Monday, September 03, 2007

The effects of "Outing"

One of the dilemmas in the Larry Craig fiasco is how to treat people who closet themselves. On one level there is the “Schadenfreude” element where people find pleasure in Senator Craig’s misfortune, especially since his public actions and sentiments differ greatly from his private actions and desires.

Yet, there seems to be an overlooked ethical aspect of this: how do we understand and even help those who seem to lead closeted lives? (The same can be said of Ted Haggard, whose life-long desires have been cured.)

Let me pose the following questions to you:
(1) Does the public outings of Senator Craig and Ted Haggard entice or diminish the desire of some who lives in the closet to become public?
(2) By focusing on the hypocrisy, do those who attack Craig and Haggard become intolerant of those that they should be tolerant?
(3) What is the best way to help people in the public sphere become open with their identity?

I am not sure if I know the answers to these questions, but they may be an interesting starting point.

1 comment:

harrogate said...

Great post solon. Harrogate can tell that you and he are occupying the two interrelated, but ultimately very different dominant "takes" on this THUNDER MUG fiasco.

You ask:

By focusing on the hypocrisy, do those who attack Craig and Haggard become intolerant of those that they should be tolerant?

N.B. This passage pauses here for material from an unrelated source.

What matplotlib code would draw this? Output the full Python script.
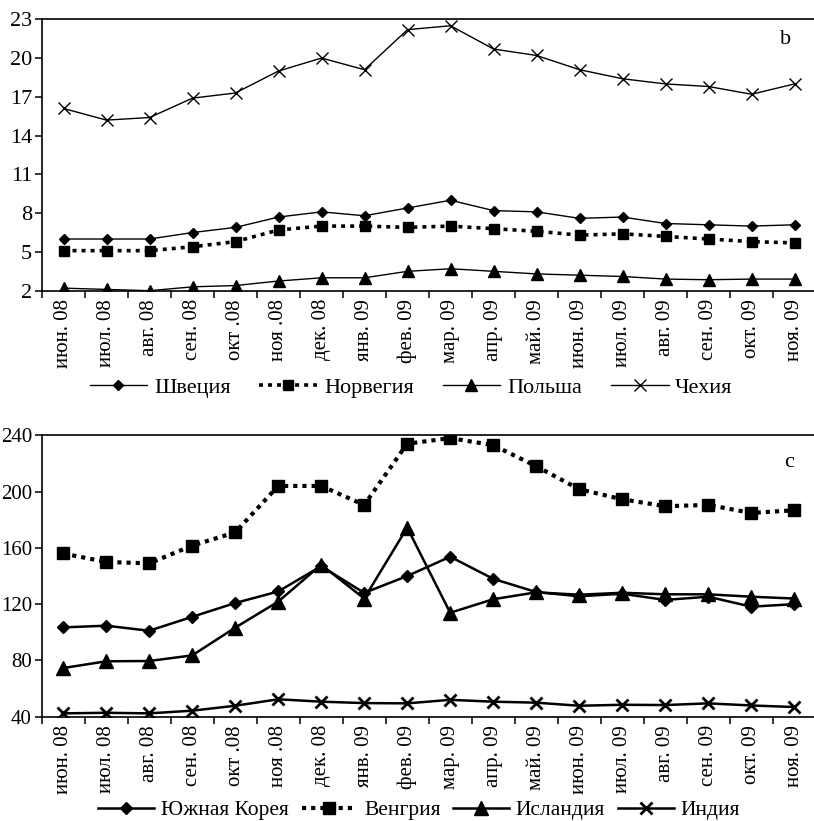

Harrogate's response is, despite the current spin by many members of the liberal blogosphere, no, we do not become intolerant by focusing on Craig's hypocrisy. Nor for that matter do we make it harder for homosexuals to come out of the closet.

It is important to remember that in skewering Craig's hypocrisy we are pointing up the huge chasm separating Lawmakers from Men and Women. It is the Lawmakers, the Demagogues, that we gleefully attack.

We wish to reduce the red meat "family values" demagogues and lawmakers to the tlevel of the comedic and the absurdly dimunutive. We wish to do this PRECISELY BECAUSE of the destructive impact their RHETORIC AND LAWS have upon real men and women.

As for this question:

What is the best way to help people in the public sphere become open with their identity?

There is no one answer. But near the top of the list has to be insisting that our "Leaders" stop pandering to the ignorant troglodytes and instead try TEACHING them to stop obsessing over who's sticking it to whom, and where.

This of course runs the risk of getting badly hurt at the polls. So be it. The long-term benefits to us all greatly outweigh the short-term political ramifications.